**Dataset content**
START

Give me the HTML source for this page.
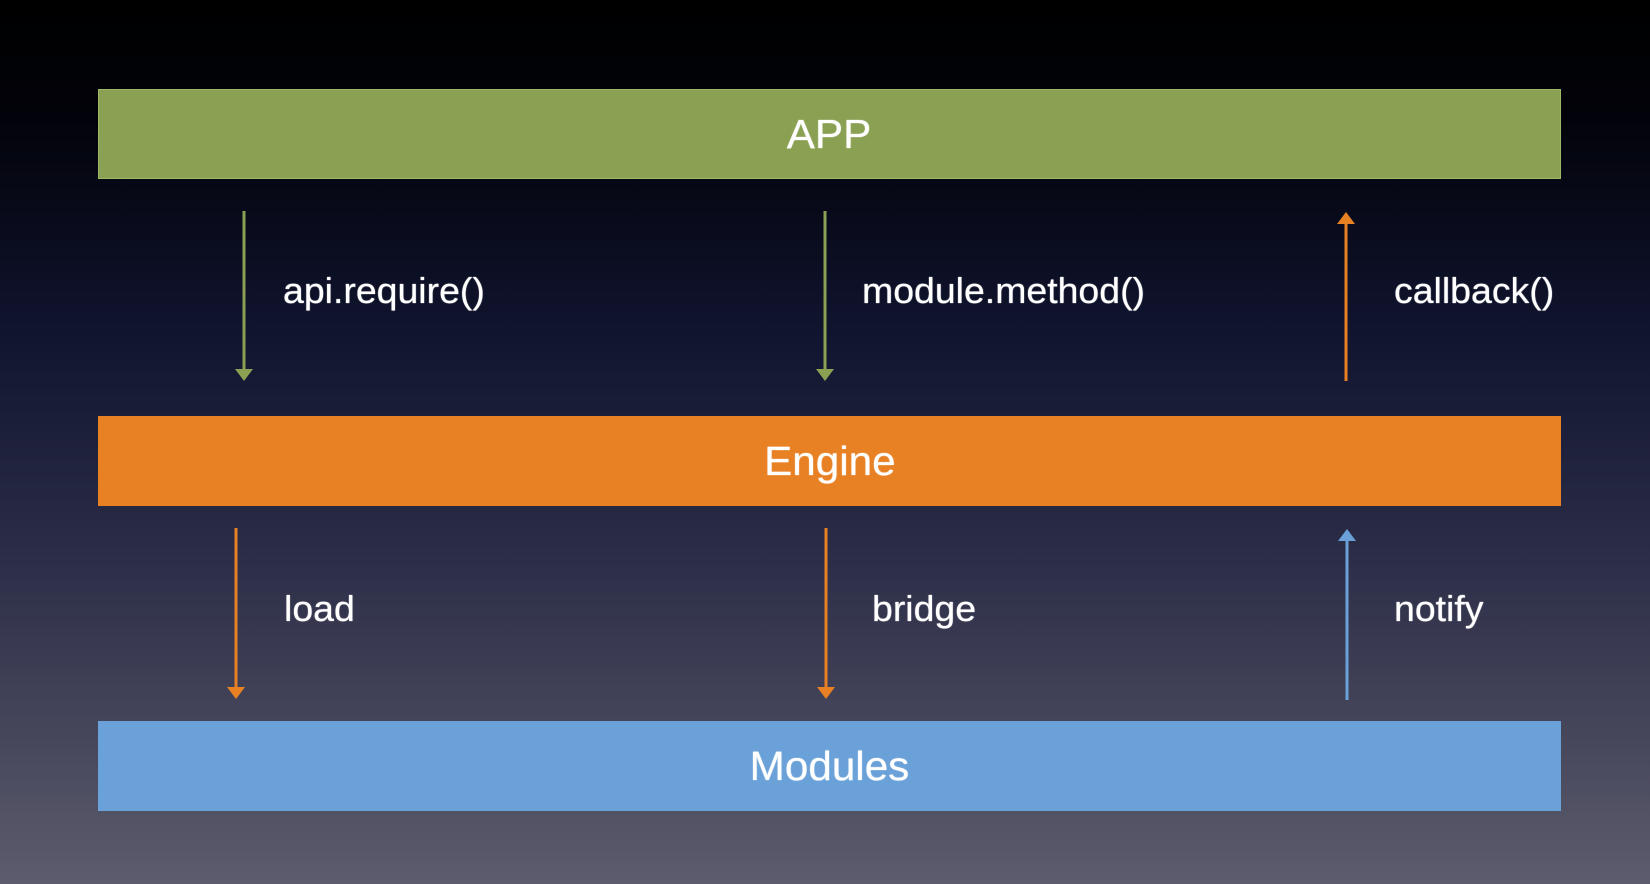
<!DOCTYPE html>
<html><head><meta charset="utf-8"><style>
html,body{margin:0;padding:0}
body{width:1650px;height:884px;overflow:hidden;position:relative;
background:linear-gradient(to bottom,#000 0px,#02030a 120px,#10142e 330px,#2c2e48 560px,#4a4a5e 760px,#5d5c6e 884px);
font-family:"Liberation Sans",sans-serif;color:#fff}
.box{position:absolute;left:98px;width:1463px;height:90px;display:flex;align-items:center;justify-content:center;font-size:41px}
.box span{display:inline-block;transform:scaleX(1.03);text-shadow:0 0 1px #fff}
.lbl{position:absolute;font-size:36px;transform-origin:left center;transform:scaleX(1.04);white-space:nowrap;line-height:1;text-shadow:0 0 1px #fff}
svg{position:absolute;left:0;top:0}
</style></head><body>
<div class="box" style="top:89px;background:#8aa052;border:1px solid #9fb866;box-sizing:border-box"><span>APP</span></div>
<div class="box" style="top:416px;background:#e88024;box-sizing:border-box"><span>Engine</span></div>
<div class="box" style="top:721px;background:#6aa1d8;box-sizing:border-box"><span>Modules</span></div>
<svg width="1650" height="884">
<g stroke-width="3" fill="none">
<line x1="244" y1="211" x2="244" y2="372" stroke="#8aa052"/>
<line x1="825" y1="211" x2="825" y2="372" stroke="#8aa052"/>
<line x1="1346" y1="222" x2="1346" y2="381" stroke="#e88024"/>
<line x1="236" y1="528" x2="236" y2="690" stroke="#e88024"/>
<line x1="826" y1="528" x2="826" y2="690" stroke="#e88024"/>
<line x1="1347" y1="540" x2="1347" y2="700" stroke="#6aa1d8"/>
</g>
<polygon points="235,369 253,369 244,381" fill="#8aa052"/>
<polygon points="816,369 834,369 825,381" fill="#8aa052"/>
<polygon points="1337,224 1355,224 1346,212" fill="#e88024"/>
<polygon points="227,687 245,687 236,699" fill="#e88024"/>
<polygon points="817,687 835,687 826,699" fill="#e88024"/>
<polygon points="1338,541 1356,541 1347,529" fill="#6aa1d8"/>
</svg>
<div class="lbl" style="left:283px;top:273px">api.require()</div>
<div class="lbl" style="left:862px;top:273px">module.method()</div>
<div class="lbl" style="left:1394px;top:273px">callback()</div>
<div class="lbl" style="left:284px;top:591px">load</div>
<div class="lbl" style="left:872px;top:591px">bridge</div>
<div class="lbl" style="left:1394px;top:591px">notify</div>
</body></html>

END

**Directions**
Without the pictures, print the whole listing exactly as given.

**Result of this task**
Give me the HTML source for this page.
<!DOCTYPE html>
<html><head><meta charset="utf-8"><style>
html,body{margin:0;padding:0}
body{width:1650px;height:884px;overflow:hidden;position:relative;
background:linear-gradient(to bottom,#000 0px,#02030a 120px,#10142e 330px,#2c2e48 560px,#4a4a5e 760px,#5d5c6e 884px);
font-family:"Liberation Sans",sans-serif;color:#fff}
.box{position:absolute;left:98px;width:1463px;height:90px;display:flex;align-items:center;justify-content:center;font-size:41px}
.box span{display:inline-block;transform:scaleX(1.03);text-shadow:0 0 1px #fff}
.lbl{position:absolute;font-size:36px;transform-origin:left center;transform:scaleX(1.04);white-space:nowrap;line-height:1;text-shadow:0 0 1px #fff}
svg{position:absolute;left:0;top:0}
</style></head><body>
<div class="box" style="top:89px;background:#8aa052;border:1px solid #9fb866;box-sizing:border-box"><span>APP</span></div>
<div class="box" style="top:416px;background:#e88024;box-sizing:border-box"><span>Engine</span></div>
<div class="box" style="top:721px;background:#6aa1d8;box-sizing:border-box"><span>Modules</span></div>
<svg width="1650" height="884">
<g stroke-width="3" fill="none">
<line x1="244" y1="211" x2="244" y2="372" stroke="#8aa052"/>
<line x1="825" y1="211" x2="825" y2="372" stroke="#8aa052"/>
<line x1="1346" y1="222" x2="1346" y2="381" stroke="#e88024"/>
<line x1="236" y1="528" x2="236" y2="690" stroke="#e88024"/>
<line x1="826" y1="528" x2="826" y2="690" stroke="#e88024"/>
<line x1="1347" y1="540" x2="1347" y2="700" stroke="#6aa1d8"/>
</g>
<polygon points="235,369 253,369 244,381" fill="#8aa052"/>
<polygon points="816,369 834,369 825,381" fill="#8aa052"/>
<polygon points="1337,224 1355,224 1346,212" fill="#e88024"/>
<polygon points="227,687 245,687 236,699" fill="#e88024"/>
<polygon points="817,687 835,687 826,699" fill="#e88024"/>
<polygon points="1338,541 1356,541 1347,529" fill="#6aa1d8"/>
</svg>
<div class="lbl" style="left:283px;top:273px">api.require()</div>
<div class="lbl" style="left:862px;top:273px">module.method()</div>
<div class="lbl" style="left:1394px;top:273px">callback()</div>
<div class="lbl" style="left:284px;top:591px">load</div>
<div class="lbl" style="left:872px;top:591px">bridge</div>
<div class="lbl" style="left:1394px;top:591px">notify</div>
</body></html>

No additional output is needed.